DJs like Trevor Fung, Nicky Holloway, Gilles Peterson, Danny Rampling and a few others broke away and did their own thing, almost because they were forced to, in a way. They went off to Ibiza, found their own scene, brought it back and revolutionised things. Completely turned the tables. They were the ones getting gigs and the old Soul Mafia DJs have pretty much faded into obscurity.
Those old DJs like Pete Tong and Paul Oakenfold and guys like that – they were all old soul DJs. I remember going to Flicks in Dartford, a club run by a great DJ called Colin Hudd, and he was playing early house in ’86 alongside soul. So for me it was a continuation of the whole soul movement.
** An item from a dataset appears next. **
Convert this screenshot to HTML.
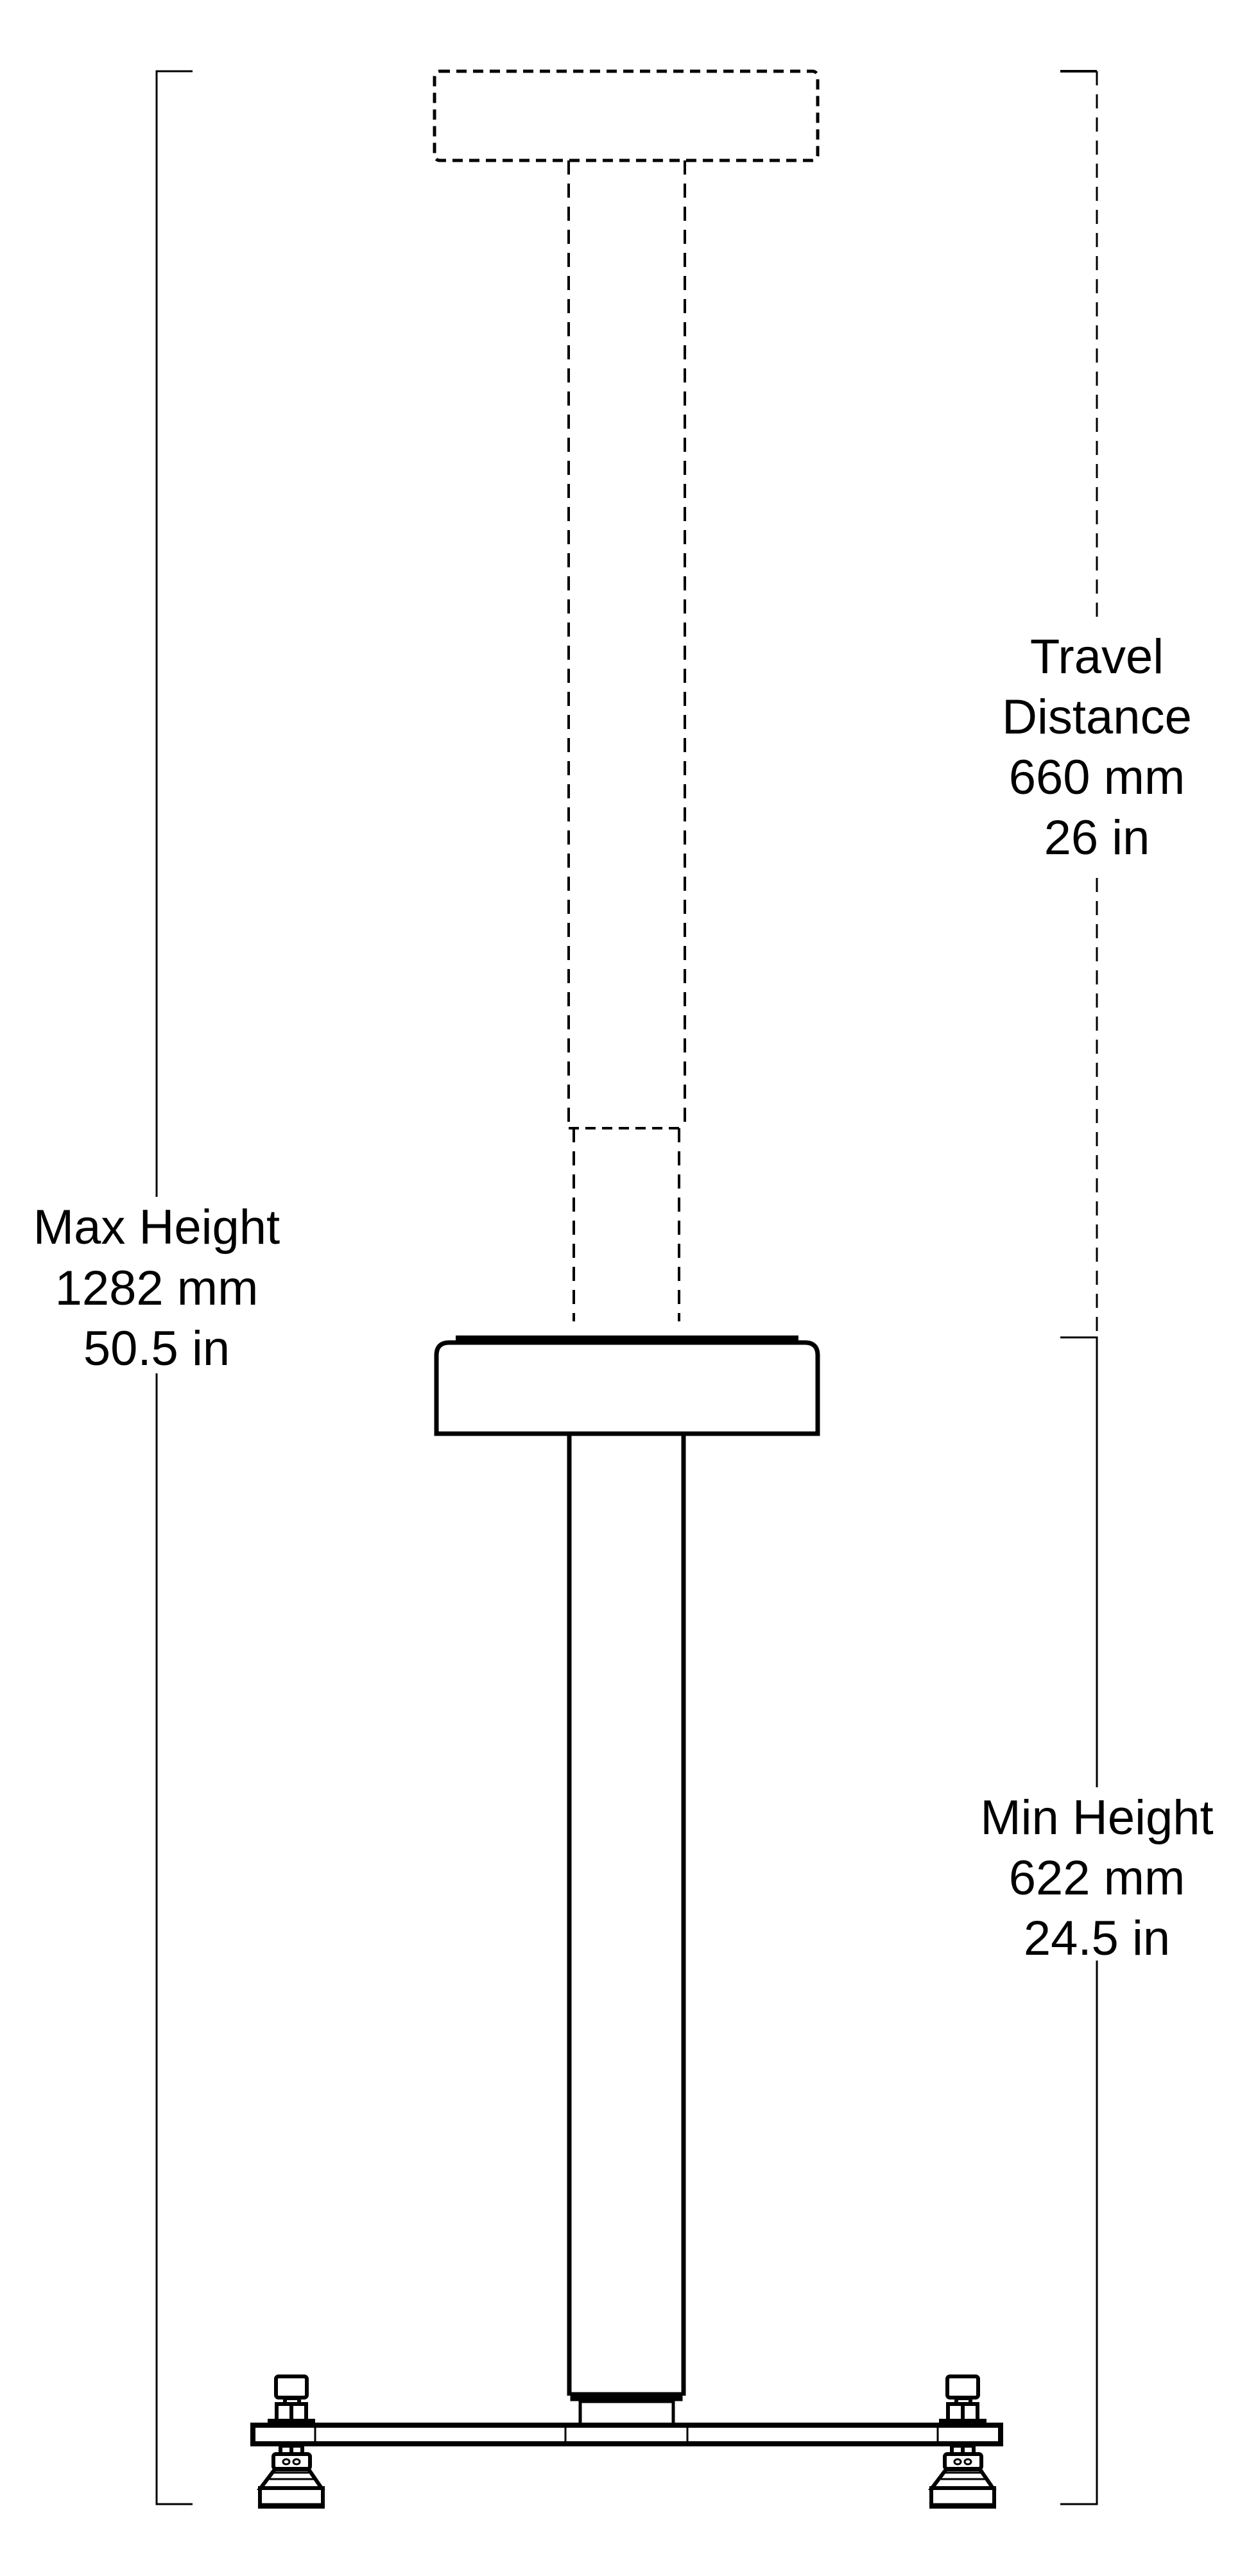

There was no kind of great revolution. Whereas for people into punk and new wave who embraced house and techno it must have been a real revolution for them, going to clubs and dancing.
Then when the early Detroit techno came along you immersed yourself in it?
When I get into something I really obsess about it. My radio show for Red Bull Music Academy’s called Sound Obsession because I literally obsess about those types of music. I pick on a subject and I don’t let go, I just have to know everything about it.
I became like that with Detroit techno when it came out. I used to eagerly await every release by Derrick May, Carl Craig and all those guys. I was lucky that I went to Detroit and met them all during their peak time, so it was a bit different for me because I felt involved in the whole movement rather than watching it from a kind of collector or fan point of view. I was making music and getting advice and even getting equipment from people like Derrick May first hand, so it was a little bit different.